Built more like a linebacker than a safety, Chancellor has a chance to emerge as the league's next Bernard Pollard, though hopefully a bit more successful in coverage. The 6-foot-3, 232, Virginia Tech product has 19 tackles (15 solo) through the first two weeks, and with the Seahawks offense being as bad as it is, Chancellor and the Seattle defense figure to stay on the field a long time this year. That means the tackle opportunities should remain consistent.
Landry is considered questionable for Monday's game against Dallas, though Tuesday he said "of course" he'd play against the Cowboys. Even if Landry is out another week, it might be time to start adding him in conventional IDP leagues. He has the potential to average roughly 10 total tackles per game after posting 85 stops (66 solo) in nine games last year.
McDonald quietly has been one of the league's more skilled disruptors on the interior defensive line for a while now, but San Francisco finally started giving him starter's snaps this year. The result has been seven tackles (all solo) and two sacks through the first two weeks. He's worth speculating on in plenty of scenarios, as the presence of Patrick Willis and fellow end Justin Smith figure to keep offenses from singling out McDonald too much.
Few players are less trustworthy as far as consistency goes, but the immensely athletic Johnson is finally showing signs of capitalizing on his exceedingly rare potential. He finished Week 1 with one solo stop, three passes defensed and an interception against Cleveland while going off for seven solo tackles, a sack and a forced fumble against Denver in Week 2. He's a bit of a risk outside of deeper IDP leagues, but he's one that could nonetheless pay off in a big way if he keeps it up.
Greene has never fooled anyone for a standout safety on the playing field, but he was nonetheless a decent low-end IDP option last year. He finished the 2010 season with 78 tackles (58 solo), one interception, one forced fumble and four passes defensed in 14 games (11 starts), and looked like a decent bargain target heading into this year. Unfortunately, his lack of on-field utility got him sent to the bench after Week 2, with Dwight Lowery replacing him in the lineup.
Moore's situation seems to be the opposite of Greene's -- he has job security, but his numbers nonetheless don't stand out. Unfortunately, plays like his concussion-inducing blitz on Michael Vick from Sunday don't show up on the stat sheet, and his eight tackles (seven solo) from this season are otherwise next to useless for IDP purposes.
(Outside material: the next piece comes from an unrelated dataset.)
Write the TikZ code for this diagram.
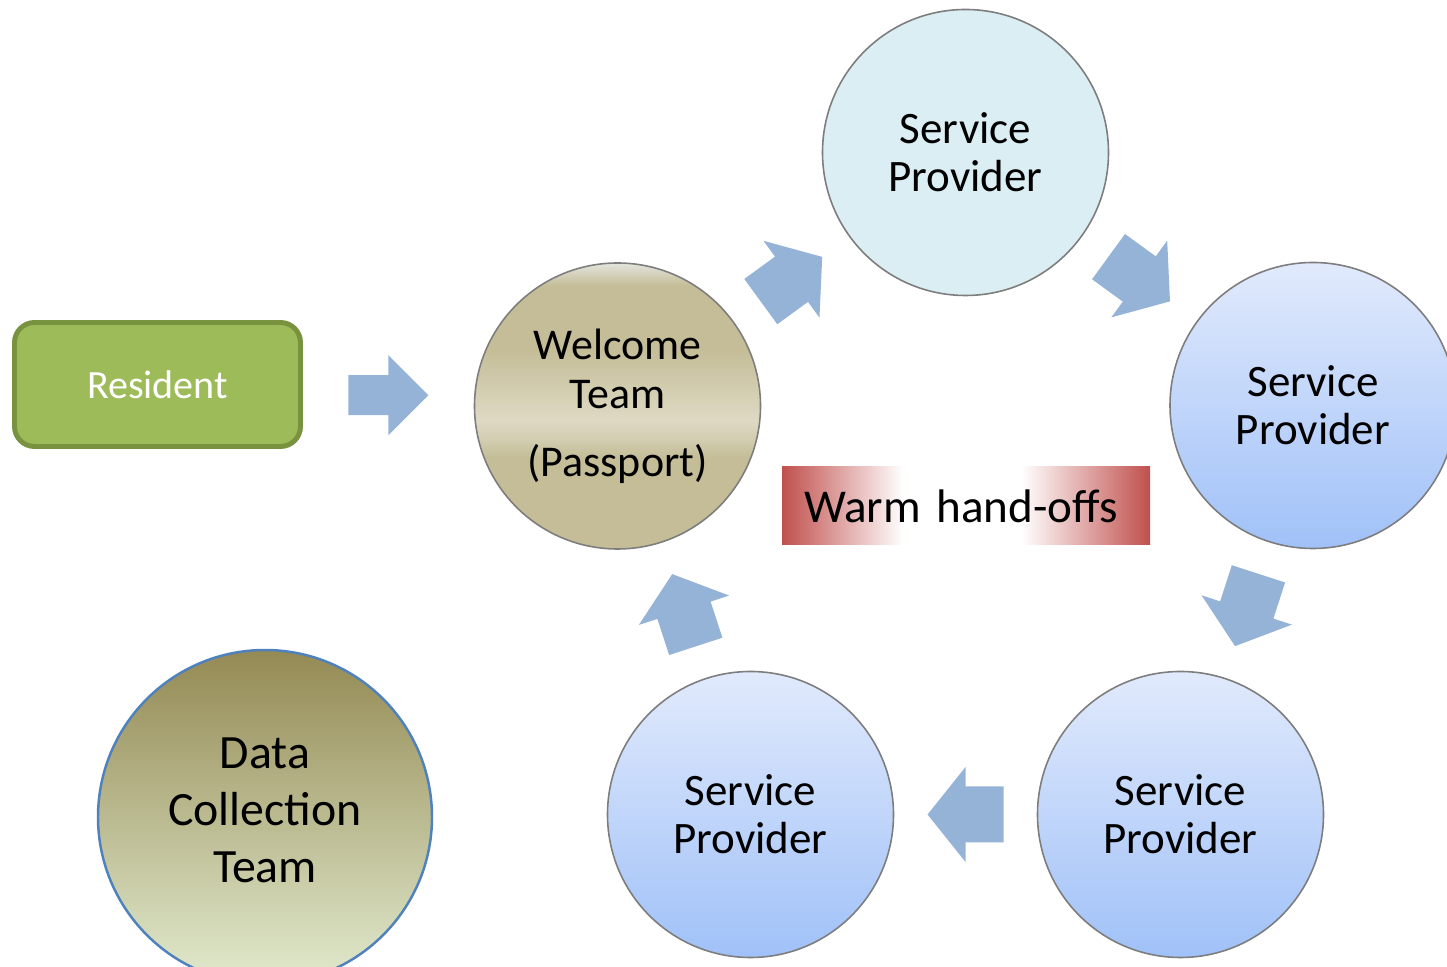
\documentclass[tikz,border=0pt]{standalone}
\usepackage{fontspec}
\setmainfont{Carlito}
\usetikzlibrary{calc}

% palette
\definecolor{arrowblue}{RGB}{149,179,215}
\definecolor{resfill}{RGB}{157,187,89}
\definecolor{resline}{RGB}{120,146,64}
\definecolor{spcyan}{RGB}{218,238,243}
\definecolor{rimgray}{RGB}{125,125,125}
\definecolor{dctline}{RGB}{79,129,189}
\definecolor{warmred}{RGB}{192,80,77}
\definecolor{spTop}{RGB}{225,234,252}
\definecolor{spBot}{RGB}{160,193,248}
\definecolor{welTan}{RGB}{196,189,151}
\definecolor{welLight}{RGB}{222,217,196}
\definecolor{welMid}{RGB}{210,204,176}
\definecolor{welTop}{RGB}{228,228,222}
\definecolor{oliveTop}{RGB}{148,138,84}
\definecolor{oliveBot}{RGB}{225,234,205}

% gradients (the 25bp..75bp band maps onto the filled shape)
\pgfdeclareverticalshading{spblue}{100bp}{color(0bp)=(spBot); color(25bp)=(spBot); color(75bp)=(spTop); color(100bp)=(spTop)}
\pgfdeclareverticalshading{welcomemetal}{100bp}{color(0bp)=(welTan); color(41bp)=(welTan); color(44bp)=(welMid); color(47.5bp)=(welLight); color(60bp)=(welTan); color(71bp)=(welTan); color(75bp)=(welTop); color(100bp)=(welTop)}
\pgfdeclareverticalshading{olive}{100bp}{color(0bp)=(oliveBot); color(25bp)=(oliveBot); color(75bp)=(oliveTop); color(100bp)=(oliveTop)}
\pgfdeclarehorizontalshading{warm}{100bp}{color(0bp)=(warmred); color(25bp)=(warmred); color(41.5bp)=(white); color(57.5bp)=(white); color(75bp)=(warmred); color(100bp)=(warmred)}

% block arrow placed halfway between two nodes, pointing from the first to the second
\newcommand\handoff[2]{%
  \path let \p1=(#1.center), \p2=(#2.center), \n1={atan2(\y2-\y1,\x2-\x1)} in
    pic[rotate=\n1] at ($(\p1)!0.5!(\p2)$) {flowarrow};}

\begin{document}
\begin{tikzpicture}[x=0.1mm, y=-0.1mm,
  resbox/.style={draw=resline, line width=1.4pt, fill=resfill, rounded corners=2mm,
    minimum width=28.6mm, minimum height=12.4mm, inner sep=0pt, text=white,
    font=\fontsize{11.4}{13.7}\selectfont},
  disc/.style={circle, draw=rimgray, line width=0.45pt, minimum size=28.6mm, inner sep=0pt,
    align=center, font=\fontsize{12.8}{13.7}\selectfont},
  spflat/.style={disc, fill=spcyan},
  spgrad/.style={disc, shade, shading=spblue},
  welcome/.style={disc, shade, shading=welcomemetal, font=\fontsize{12.5}{14.2}\selectfont},
  dct/.style={circle, draw=dctline, line width=0.7pt, minimum size=33.4mm, inner sep=0pt,
    shade, shading=olive},
  dcttext/.style={align=center, inner sep=0pt, font=\fontsize{13.6}{16.2}\selectfont},
  warmbox/.style={shade, shading=warm, minimum width=36.8mm, minimum height=7.8mm,
    inner xsep=2.2mm, inner ysep=0pt, text width=32.4mm, align=left,
    font=\fontsize{13.4}{16}\selectfont},
  flowarrow/.pic={\fill[arrowblue] (-38,-28) -- (0,-28) -- (0,-47.5) -- (38,0)
    -- (0,47.5) -- (0,28) -- (-38,28) -- cycle;},
  entryarrow/.pic={\fill[arrowblue] (-40,-20) -- (0,-20) -- (0,-40) -- (40,0)
    -- (0,40) -- (0,20) -- (-40,20) -- cycle;}
]
\useasboundingbox (0,0) rectangle (1447,967);
\clip (0,0) rectangle (1447,967);

% participants
\node[resbox] (res) at (157.5,384.5) {Resident};
\node[welcome] (wel) at (617.5,406) {Welcome\\Team\\[5pt](Passport)};
\node[spflat] (sp1) at (965.5,152.5) {Service\\Provider};
\node[spgrad] (sp2) at (1313,405.5) {Service\\Provider};
\node[spgrad] (sp3) at (1180.5,814.5) {Service\\Provider};
\node[spgrad] (sp4) at (750.5,814.5) {Service\\Provider};
\node[dct] (dct) at (265,817) {};
\node[dcttext] (dctlabel) at (265,810) {Data\\Collection\\Team};
\node[warmbox] (warm) at (966,506) {Warm hand-offs};

% entry arrow and the hand-off cycle
\path pic at ($(res.east)!0.5!(wel.west)$) {entryarrow};
\handoff{wel}{sp1}
\handoff{sp1}{sp2}
\handoff{sp2}{sp3}
\handoff{sp3}{sp4}
\handoff{sp4}{wel}
\end{tikzpicture}
\end{document}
He showed playmaking ability in coverage last year, averaging 23.4 yards per return on five interceptions, but his tackle total of 72 (59 solo) indicates that he's unlikely to be much of an IDP option.
It's still early, but Burnett has not looked especially promising so far in Miami. The Tennessee product showed good playmaking ability in San Diego last year, finishing with 95 tackles (80 solo), six sacks and two interceptions (one returned for a touchdown), but he has only eight tackles (seven solo) through Week 2 with the Dolphins. As someone who never profiled as a triple-digit tackle threat, Burnett needs to start making plays if he's going to maintain any IDP relevance.
Dunlap remains an elite talent, but for some reason he has played only a situational role in the Cincinnati defense so far this year. After posting a rather remarkable 9.5 sacks in just 12 games as a rookie, he has only four tackles through two weeks in 2011, with all four stops coming against the Broncos in Week 2. Fellow super-athletic, often-underachieving defensive end Michael Johnson has been the standout end so far in Cincinnati.
Black is one of the league's better linebackers, but his IDP utility is limited. This is especially true in regard to the short term, as Black is dealing with some ankle troubles. But it's probably true in the long run as well, because he's one of four young and talented linebackers on the Tampa Bay roster. The Florida State tandem of Geno Hayes and Dekoda Watson are both skilled, and third-round '11 pick Mason Foster started stealing Black's passing-down work in Week 2. Given that Foster posted 10 tackles (seven solo), a sack and a forced fumble in the second game, it's possible that Black will only get occasional passing-down work from here.